Aim of the task
Extract each line where the string "React" shows up.

Collected data
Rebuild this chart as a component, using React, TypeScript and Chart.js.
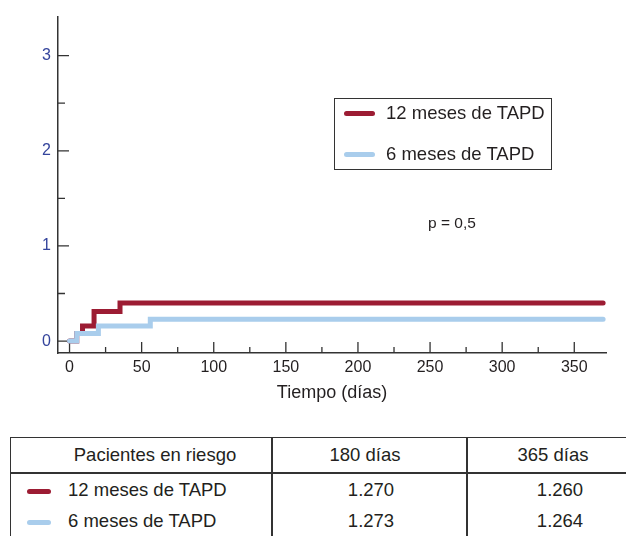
import React, { useEffect, useRef } from "react";
import { Chart, registerables } from "chart.js";

Chart.register(...registerables);

// ---- data ----
const seriesNames = ["12 meses de TAPD", "6 meses de TAPD"];
const series12Days = [0, 5, 9, 17, 35, 370];
const series12Values = [0, 0.08, 0.16, 0.31, 0.4, 0.4];
const series6Days = [0, 5, 20, 56, 370];
const series6Values = [0, 0.08, 0.16, 0.23, 0.23];

const xTicks = [0, 25, 50, 75, 100, 125, 150, 175, 200, 225, 250, 275, 300, 325, 350];
const xLabelTicks = [0, 50, 100, 150, 200, 250, 300, 350];
const yTicks = [0, 0.5, 1, 1.5, 2, 2.5, 3];
const yLabelTicks = [0, 1, 2, 3];

const xTitle = "Tiempo (días)";
const pValueText = "p = 0,5";

const riskHeader = ["Pacientes en riesgo", "180 días", "365 días"];
const risk12 = ["1.270", "1.260"];
const risk6 = ["1.273", "1.264"];

const RED = "#9c1c33";
const BLUE = "#a9cdec";
const FONT = "'Liberation Sans', Arial, Helvetica, sans-serif";
const TEXT = "#231f20";

const tickMarks = {
  id: "tickMarks",
  beforeDatasetsDraw(chart: any) {
    const { ctx, chartArea } = chart;
    const xs = chart.scales.x;
    const ys = chart.scales.y;
    ctx.save();
    ctx.strokeStyle = "#333";
    ctx.lineWidth = 1.3;
    ctx.beginPath();
    for (const v of xTicks) {
      const px = xs.getPixelForValue(v);
      const len = xLabelTicks.includes(v) ? 11 : 6;
      ctx.moveTo(px, chartArea.bottom);
      ctx.lineTo(px, chartArea.bottom - len);
    }
    for (const v of yTicks) {
      const py = ys.getPixelForValue(v);
      const len = yLabelTicks.includes(v) ? 11 : 7;
      ctx.moveTo(chartArea.left, py);
      ctx.lineTo(chartArea.left + len, py);
    }
    ctx.stroke();
    ctx.restore();
  },
};

function KMChart() {
  const ref = useRef<HTMLCanvasElement>(null);
  useEffect(() => {
    if (!ref.current) return;
    const chart = new Chart(ref.current, {
      type: "line",
      data: {
        datasets: [
          {
            label: seriesNames[0],
            data: series12Days.map((d, i) => ({ x: d, y: series12Values[i] })),
            borderColor: RED,
            borderWidth: 5,
            stepped: "before",
            pointRadius: 0,
            borderCapStyle: "round",
            borderJoinStyle: "miter",
            fill: false,
            order: 2,
            clip: false,
          } as any,
          {
            label: seriesNames[1],
            data: series6Days.map((d, i) => ({ x: d, y: series6Values[i] })),
            borderColor: BLUE,
            borderWidth: 5,
            stepped: "before",
            pointRadius: 0,
            borderCapStyle: "round",
            borderJoinStyle: "miter",
            fill: false,
            order: 1,
            clip: false,
          } as any,
        ],
      },
      options: {
        animation: false,
        responsive: false,
        maintainAspectRatio: false,
        layout: { padding: { top: 14, right: 20, left: 0, bottom: 0 } },
        plugins: { legend: { display: false }, tooltip: { enabled: false } },
        scales: {
          x: {
            type: "linear",
            min: -8,
            max: 372,
            afterBuildTicks: (s: any) => {
              s.ticks = xTicks.map((v) => ({ value: v }));
            },
            afterFit: (s: any) => {
              s.height = 67;
            },
            grid: { display: false, drawTicks: false },
            border: { display: true, color: "#333", width: 1.5 },
            ticks: {
              autoSkip: false,
              maxRotation: 0,
              padding: 5,
              color: TEXT,
              font: { family: FONT, size: 16 },
              callback: (v: any) => (xLabelTicks.includes(Number(v)) ? String(v) : ""),
            },
            title: {
              display: true,
              text: xTitle,
              color: TEXT,
              font: { family: FONT, size: 18 },
              padding: { top: 0, bottom: 16 },
            },
          },
          y: {
            type: "linear",
            min: -0.125,
            max: 3.41,
            afterBuildTicks: (s: any) => {
              s.ticks = yTicks.map((v) => ({ value: v }));
            },
            afterFit: (s: any) => {
              s.width = 58;
            },
            grid: { display: false, drawTicks: false },
            border: { display: true, color: "#333", width: 1.5 },
            ticks: {
              autoSkip: false,
              padding: 7,
              color: "#34449c",
              font: { family: FONT, size: 16 },
              callback: (v: any) => (yLabelTicks.includes(Number(v)) ? String(v) : ""),
            },
          },
        },
      },
      plugins: [tickMarks],
    } as any);
    return () => chart.destroy();
  }, []);
  return <canvas ref={ref} width={626} height={420} style={{ position: "absolute", left: 0, top: 0 }} />;
}

const abs = (style: React.CSSProperties): React.CSSProperties => ({ position: "absolute", ...style });

function Swatch({ color, left, top, width }: { color: string; left: number; top: number; width: number }) {
  return (
    <div
      style={abs({
        left,
        top: top - 2.5,
        width,
        height: 5,
        borderRadius: 2.5,
        background: color,
      })}
    />
  );
}

function Label({ text, left, cy, size, center }: { text: string; left: number; cy: number; size: number; center?: boolean }) {
  return (
    <div
      style={abs({
        left,
        top: cy - size * 0.6,
        height: size * 1.2,
        lineHeight: `${size * 1.2}px`,
        fontSize: size,
        fontFamily: FONT,
        color: TEXT,
        whiteSpace: "nowrap",
        transform: center ? "translateX(-50%)" : undefined,
      })}
    >
      {text}
    </div>
  );
}

export default function App() {
  const line = "#333";
  return (
    <div
      style={{
        position: "fixed",
        left: 0,
        top: 0,
        width: 626,
        height: 536,
        overflow: "hidden",
        background: "#fff",
      }}
    >
      <KMChart />
      {/* legend */}
      <div style={abs({ left: 334, top: 98, width: 218, height: 72, border: `1.2px solid ${line}`, boxSizing: "border-box" })} />
      <Swatch color={RED} left={344} top={113.5} width={31} />
      <Swatch color={BLUE} left={344} top={154.5} width={31} />
      <Label text={seriesNames[0]} left={386} cy={113.5} size={18.5} />
      <Label text={seriesNames[1]} left={386} cy={154.5} size={18.5} />
      {/* p value */}
      <Label text={pValueText} left={452} cy={223} size={15.5} center />
      {/* risk table */}
      <div style={abs({ left: 10, top: 437, width: 630, height: 120, border: `1.5px solid ${line}`, boxSizing: "border-box" })} />
      <div style={abs({ left: 10, top: 472, width: 630, height: 1.5, background: line })} />
      <div style={abs({ left: 271, top: 437, width: 1.5, height: 120, background: line })} />
      <div style={abs({ left: 466, top: 437, width: 1.5, height: 120, background: line })} />
      <Label text={riskHeader[0]} left={155} cy={455} size={18.5} center />
      <Label text={riskHeader[1]} left={365} cy={455} size={18.5} center />
      <Label text={riskHeader[2]} left={553} cy={455} size={18.5} center />
      <Swatch color={RED} left={27} top={491} width={24} />
      <Swatch color={BLUE} left={27} top={522.5} width={24} />
      <Label text={seriesNames[0]} left={68} cy={490} size={18.5} />
      <Label text={seriesNames[1]} left={68} cy={521.5} size={18.5} />
      <Label text={risk12[0]} left={371} cy={490} size={18.5} center />
      <Label text={risk6[0]} left={371} cy={521.5} size={18.5} center />
      <Label text={risk12[1]} left={560} cy={490} size={18.5} center />
      <Label text={risk6[1]} left={560} cy={521.5} size={18.5} center />
    </div>
  );
}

Exercise answer
Rebuild this chart as a component, using React, TypeScript and Chart.js.
import React, { useEffect, useRef } from "react";
const abs = (style: React.CSSProperties): React.CSSProperties => ({ position: "absolute", ...style });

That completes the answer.